It’s tough to tell a story when everybody already knows the ending, and it’s even tougher when you can’t make the story suspenseful throughout it. But when it comes to ‘Foxcatcher’ it’s a bit in-between, this movie is grey and sad all throughout it, there is very little color and it rarely changes tones. Marked by two fantastic performances its tough to see the silver lining in Foxcatcher, John du Pont (Steve Carell) invites Olympic wrestler Mark Schultz (Channing Tatum) to move to his estate and help form a wrestling team for the 1988 Olympics, the reason he does so is because he wants to succeed outside of his brother’s (Mark Ruffalo) shadow.
Right off the bat, Steve Carell is one creepy mother fucker in this movie, he isn’t a bad guy or a villain, he is just straight up unsettling and he plays it perfectly just like his weird nose. The more striking thing in his performance is the level of insane or not insane he tends to balance throughout the whole movie, you feel as though something awful is going to happen and even when it does you’re still a bit shocked. But that’s not all on Carell’s shoulders it’s also a credit to the director (Bennett Miller) to keep him that unusual throughout the movie until its necessary, but just like his past movies (“Money Ball” and “Capote”) it’s up for debate as to the truth of these true stories.
My other favorite performance that I wasn’t expecting to love was Mark Ruffalo, he was given a lot more to do than I was expecting and he becomes a lovable older brother by the end, I truly felt like he just wanted the best for his younger brother who appears to be having a break down away from him, it’s a very well built arc for a character that we don’t get to meet a lot. Channing Tatum on the other hand is almost the opposite; he’s on screen a lot and is really boring, which is surprising because he’s proven himself to hold the screen and be interesting before, but this role certainly takes it down a peg or two.
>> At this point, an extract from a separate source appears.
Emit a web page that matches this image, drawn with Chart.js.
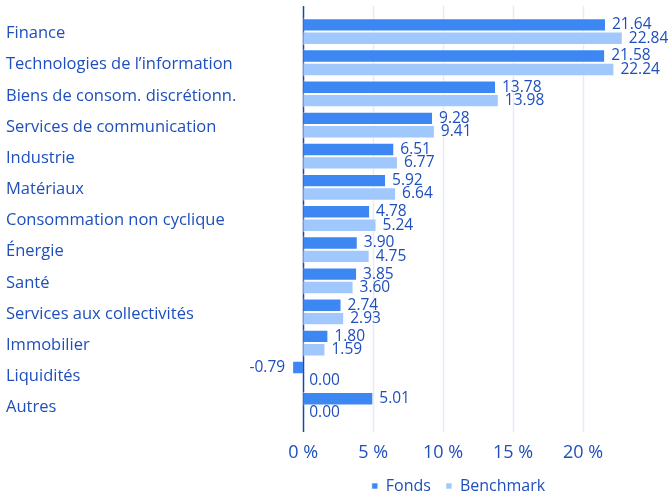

I wish I could recommend the movie more, but unless you like sad, grey, “true stories” there isn’t much outside of some amazing performances, even when I try and think back to specific places or environment’s I can’t think of any that stand out, sure the ranch is a cool location buts covered in fog and we spend a lot of the movie there in the first place. I enjoyed Money Ball even with all it’s dramatizing of mundane moments, but this feels a step to far in that direction, Carell and Ruffalo are Great but not much else outside of them stands out.